### PROVIDED DATA
* begin *

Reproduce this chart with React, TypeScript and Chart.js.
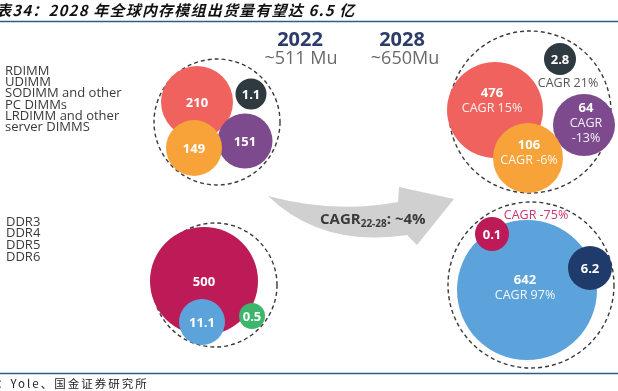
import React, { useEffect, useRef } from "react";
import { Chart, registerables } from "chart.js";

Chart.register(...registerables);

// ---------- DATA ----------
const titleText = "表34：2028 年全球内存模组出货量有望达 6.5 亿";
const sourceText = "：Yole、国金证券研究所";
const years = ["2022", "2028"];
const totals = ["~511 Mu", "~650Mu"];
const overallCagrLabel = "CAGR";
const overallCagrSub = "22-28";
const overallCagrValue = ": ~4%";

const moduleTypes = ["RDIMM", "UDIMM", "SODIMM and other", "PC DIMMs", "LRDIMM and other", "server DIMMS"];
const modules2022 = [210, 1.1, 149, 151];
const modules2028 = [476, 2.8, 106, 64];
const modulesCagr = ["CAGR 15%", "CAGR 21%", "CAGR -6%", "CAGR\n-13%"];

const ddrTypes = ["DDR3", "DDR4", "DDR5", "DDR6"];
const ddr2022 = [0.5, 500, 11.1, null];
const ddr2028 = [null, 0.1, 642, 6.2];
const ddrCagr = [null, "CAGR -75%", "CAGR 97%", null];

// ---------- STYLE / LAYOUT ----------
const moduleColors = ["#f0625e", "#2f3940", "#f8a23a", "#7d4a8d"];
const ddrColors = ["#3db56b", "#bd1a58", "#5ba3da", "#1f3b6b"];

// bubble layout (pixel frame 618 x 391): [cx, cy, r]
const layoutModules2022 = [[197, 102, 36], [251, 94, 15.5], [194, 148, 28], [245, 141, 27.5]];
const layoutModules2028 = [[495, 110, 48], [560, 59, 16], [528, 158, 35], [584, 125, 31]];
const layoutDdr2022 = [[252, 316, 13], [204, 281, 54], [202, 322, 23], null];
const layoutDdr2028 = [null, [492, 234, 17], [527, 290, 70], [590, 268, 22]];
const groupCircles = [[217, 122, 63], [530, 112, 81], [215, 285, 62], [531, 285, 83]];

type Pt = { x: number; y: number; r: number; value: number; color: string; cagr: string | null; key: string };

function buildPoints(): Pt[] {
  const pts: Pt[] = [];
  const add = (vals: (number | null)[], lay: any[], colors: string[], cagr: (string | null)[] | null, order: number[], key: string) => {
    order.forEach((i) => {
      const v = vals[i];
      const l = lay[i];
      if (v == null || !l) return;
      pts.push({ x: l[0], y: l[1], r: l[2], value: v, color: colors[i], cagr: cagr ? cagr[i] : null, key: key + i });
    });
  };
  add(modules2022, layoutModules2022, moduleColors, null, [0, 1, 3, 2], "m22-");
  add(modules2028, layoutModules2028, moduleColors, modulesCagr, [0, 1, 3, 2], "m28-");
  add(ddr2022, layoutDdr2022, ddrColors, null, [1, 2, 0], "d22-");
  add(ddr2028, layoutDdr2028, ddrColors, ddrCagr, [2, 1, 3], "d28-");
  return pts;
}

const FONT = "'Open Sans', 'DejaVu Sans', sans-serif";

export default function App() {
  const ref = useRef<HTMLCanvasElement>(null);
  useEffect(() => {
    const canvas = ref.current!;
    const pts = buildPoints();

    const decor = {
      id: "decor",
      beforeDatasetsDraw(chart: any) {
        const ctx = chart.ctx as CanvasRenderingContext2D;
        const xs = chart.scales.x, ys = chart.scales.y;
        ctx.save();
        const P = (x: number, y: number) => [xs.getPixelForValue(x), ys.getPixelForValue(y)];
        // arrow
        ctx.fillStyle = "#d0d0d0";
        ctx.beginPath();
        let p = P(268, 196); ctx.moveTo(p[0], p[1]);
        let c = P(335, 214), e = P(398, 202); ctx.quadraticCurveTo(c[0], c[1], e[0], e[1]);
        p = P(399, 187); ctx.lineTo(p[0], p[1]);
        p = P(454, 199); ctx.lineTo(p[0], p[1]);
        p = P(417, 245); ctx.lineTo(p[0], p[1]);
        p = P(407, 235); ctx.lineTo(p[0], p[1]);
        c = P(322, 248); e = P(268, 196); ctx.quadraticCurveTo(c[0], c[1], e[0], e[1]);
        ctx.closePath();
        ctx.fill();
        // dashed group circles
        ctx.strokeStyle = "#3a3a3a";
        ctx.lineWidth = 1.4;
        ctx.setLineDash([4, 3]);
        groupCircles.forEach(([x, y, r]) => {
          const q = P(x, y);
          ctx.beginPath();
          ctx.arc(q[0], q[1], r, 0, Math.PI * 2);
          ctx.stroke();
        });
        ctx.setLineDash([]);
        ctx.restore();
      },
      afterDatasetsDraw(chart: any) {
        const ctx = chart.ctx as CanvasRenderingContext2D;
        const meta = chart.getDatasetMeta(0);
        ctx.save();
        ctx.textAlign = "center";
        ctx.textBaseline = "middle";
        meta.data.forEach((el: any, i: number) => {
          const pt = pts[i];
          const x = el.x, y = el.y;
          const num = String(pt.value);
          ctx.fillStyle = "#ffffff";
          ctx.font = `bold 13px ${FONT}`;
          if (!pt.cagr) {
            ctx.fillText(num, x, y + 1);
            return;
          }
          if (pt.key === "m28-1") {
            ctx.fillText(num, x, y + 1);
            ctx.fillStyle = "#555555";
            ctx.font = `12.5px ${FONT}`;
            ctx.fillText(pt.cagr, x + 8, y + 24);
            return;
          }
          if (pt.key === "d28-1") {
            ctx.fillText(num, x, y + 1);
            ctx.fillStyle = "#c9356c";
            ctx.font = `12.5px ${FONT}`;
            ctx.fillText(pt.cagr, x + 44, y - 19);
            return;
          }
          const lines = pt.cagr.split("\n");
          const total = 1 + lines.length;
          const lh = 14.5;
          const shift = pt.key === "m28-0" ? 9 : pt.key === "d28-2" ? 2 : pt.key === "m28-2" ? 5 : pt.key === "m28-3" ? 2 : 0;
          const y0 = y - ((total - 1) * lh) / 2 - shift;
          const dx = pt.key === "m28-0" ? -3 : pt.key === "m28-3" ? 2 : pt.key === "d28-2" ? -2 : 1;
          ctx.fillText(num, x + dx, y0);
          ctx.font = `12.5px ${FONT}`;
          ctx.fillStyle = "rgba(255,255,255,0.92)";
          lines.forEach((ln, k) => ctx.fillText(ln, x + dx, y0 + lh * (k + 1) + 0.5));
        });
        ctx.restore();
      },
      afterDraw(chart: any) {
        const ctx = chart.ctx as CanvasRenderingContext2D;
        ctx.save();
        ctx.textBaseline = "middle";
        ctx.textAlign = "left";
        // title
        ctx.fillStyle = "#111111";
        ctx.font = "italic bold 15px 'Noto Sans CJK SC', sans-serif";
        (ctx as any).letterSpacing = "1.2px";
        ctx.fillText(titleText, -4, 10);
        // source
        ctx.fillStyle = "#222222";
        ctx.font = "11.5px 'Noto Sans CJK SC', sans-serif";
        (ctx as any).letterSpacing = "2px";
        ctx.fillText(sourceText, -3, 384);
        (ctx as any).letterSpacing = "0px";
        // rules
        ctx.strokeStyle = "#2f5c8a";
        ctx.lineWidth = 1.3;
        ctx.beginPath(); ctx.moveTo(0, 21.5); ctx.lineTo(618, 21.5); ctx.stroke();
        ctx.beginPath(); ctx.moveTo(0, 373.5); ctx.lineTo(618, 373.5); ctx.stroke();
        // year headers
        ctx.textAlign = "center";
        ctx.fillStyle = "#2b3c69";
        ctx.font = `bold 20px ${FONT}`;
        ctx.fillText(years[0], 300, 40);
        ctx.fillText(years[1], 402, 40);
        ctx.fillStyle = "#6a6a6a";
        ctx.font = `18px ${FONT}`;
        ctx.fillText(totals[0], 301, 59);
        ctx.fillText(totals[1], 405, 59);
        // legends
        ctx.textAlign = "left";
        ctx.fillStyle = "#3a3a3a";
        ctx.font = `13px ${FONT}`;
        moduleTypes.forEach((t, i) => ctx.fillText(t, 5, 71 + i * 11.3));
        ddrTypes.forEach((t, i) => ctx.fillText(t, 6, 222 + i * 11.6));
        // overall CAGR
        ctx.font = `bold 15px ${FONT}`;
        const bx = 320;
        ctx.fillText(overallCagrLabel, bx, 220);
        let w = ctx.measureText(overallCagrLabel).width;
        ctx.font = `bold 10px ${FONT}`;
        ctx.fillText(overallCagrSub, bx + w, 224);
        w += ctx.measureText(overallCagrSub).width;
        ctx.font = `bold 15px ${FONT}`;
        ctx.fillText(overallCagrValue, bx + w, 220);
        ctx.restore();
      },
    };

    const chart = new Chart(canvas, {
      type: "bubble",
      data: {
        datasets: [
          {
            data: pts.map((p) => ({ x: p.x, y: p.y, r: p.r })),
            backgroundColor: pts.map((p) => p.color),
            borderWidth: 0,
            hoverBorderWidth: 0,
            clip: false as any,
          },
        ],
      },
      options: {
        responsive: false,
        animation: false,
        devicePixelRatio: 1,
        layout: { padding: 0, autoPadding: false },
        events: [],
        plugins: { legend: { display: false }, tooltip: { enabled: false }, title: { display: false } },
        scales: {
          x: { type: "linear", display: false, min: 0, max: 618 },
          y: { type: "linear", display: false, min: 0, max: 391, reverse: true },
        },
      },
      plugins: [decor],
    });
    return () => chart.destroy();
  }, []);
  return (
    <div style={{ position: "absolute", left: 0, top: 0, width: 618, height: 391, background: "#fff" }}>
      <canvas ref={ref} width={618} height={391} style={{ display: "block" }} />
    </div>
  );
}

* end *
* begin *

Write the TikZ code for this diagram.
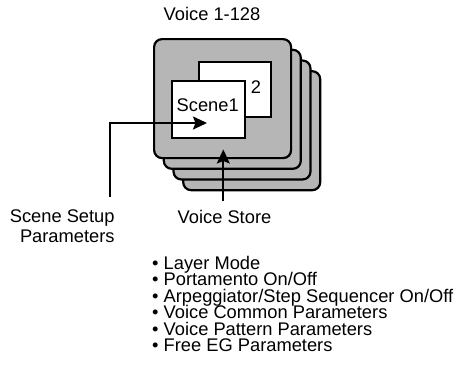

* end *
* begin *

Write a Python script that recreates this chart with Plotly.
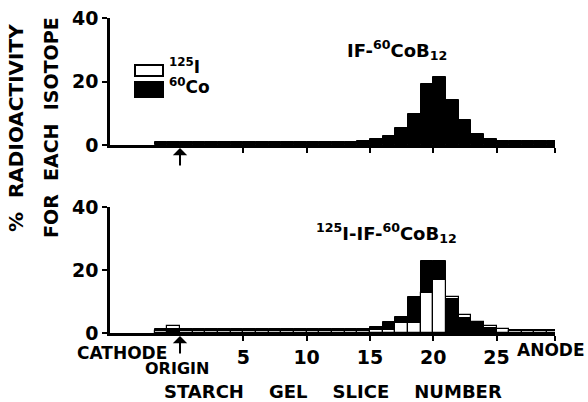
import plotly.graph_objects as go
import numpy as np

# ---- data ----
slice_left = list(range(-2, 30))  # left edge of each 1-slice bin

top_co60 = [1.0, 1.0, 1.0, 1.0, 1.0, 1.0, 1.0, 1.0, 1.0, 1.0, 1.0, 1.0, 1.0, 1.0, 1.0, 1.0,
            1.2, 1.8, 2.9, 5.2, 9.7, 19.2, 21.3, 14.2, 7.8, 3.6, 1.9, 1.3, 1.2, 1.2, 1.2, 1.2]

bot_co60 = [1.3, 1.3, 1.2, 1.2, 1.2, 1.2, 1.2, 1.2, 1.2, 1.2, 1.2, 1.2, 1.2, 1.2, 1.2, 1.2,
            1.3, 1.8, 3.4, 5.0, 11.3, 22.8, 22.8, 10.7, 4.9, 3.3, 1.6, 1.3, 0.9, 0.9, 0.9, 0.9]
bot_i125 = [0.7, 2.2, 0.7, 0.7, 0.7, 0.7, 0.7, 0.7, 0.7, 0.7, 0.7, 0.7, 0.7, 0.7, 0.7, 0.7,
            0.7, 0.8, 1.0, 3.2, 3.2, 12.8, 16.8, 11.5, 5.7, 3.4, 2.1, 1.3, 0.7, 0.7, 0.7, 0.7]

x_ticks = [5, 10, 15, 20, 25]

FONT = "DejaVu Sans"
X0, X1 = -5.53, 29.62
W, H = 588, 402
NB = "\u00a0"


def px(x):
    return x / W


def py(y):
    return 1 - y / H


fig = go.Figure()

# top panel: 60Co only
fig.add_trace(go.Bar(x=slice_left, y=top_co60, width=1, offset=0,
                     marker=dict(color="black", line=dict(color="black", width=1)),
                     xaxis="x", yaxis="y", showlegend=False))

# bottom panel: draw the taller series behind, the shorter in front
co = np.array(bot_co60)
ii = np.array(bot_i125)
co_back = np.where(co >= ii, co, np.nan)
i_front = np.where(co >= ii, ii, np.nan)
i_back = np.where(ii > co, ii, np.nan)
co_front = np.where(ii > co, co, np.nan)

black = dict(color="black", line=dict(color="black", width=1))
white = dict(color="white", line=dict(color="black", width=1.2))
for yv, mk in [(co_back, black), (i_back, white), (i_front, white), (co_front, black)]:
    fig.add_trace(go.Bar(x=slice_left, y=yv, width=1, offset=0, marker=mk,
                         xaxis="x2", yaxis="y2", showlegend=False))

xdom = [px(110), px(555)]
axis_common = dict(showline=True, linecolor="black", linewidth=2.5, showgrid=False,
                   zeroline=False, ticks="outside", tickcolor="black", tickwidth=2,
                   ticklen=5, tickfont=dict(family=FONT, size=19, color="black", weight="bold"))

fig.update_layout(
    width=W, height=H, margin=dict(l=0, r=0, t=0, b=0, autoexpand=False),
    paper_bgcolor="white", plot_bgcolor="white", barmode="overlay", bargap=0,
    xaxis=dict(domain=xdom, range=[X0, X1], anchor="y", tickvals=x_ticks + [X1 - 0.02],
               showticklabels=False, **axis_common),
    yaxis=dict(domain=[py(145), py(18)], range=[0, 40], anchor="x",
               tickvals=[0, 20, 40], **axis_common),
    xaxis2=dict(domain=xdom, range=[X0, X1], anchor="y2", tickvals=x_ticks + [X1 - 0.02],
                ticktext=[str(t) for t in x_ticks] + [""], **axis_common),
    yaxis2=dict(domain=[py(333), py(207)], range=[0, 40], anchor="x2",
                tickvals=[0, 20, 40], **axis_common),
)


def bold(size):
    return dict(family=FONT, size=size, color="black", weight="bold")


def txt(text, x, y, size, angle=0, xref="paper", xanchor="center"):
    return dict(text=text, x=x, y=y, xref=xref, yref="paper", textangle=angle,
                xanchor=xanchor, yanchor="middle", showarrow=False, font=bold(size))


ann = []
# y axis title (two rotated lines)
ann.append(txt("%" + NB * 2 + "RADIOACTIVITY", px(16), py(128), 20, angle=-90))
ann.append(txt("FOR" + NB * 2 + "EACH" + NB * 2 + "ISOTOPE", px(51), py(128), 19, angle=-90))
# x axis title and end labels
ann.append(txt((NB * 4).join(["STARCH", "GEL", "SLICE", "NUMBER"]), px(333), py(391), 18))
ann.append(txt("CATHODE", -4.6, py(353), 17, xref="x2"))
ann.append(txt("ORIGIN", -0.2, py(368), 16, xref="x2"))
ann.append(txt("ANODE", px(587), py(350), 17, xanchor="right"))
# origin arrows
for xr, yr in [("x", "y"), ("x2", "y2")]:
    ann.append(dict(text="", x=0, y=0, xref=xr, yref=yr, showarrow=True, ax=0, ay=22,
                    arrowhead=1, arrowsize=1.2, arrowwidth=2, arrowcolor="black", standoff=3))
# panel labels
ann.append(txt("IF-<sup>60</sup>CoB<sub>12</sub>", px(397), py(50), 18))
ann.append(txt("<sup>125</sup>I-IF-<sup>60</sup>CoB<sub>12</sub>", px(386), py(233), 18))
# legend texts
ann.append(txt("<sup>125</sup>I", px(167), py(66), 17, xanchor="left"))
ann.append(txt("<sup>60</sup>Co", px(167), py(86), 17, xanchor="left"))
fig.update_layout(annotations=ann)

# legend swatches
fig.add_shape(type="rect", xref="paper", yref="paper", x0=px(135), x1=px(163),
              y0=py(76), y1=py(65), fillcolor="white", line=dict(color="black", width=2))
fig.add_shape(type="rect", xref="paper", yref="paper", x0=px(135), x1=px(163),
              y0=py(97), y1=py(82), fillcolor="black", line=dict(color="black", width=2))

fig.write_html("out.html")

* end *

Return exactly the lines from the one with "Reproduce this chart" to the one with "Chart.register(...registerables);", both ends kept, and only those. Images are left out.

Reproduce this chart with React, TypeScript and Chart.js.
import React, { useEffect, useRef } from "react";
import { Chart, registerables } from "chart.js";

Chart.register(...registerables);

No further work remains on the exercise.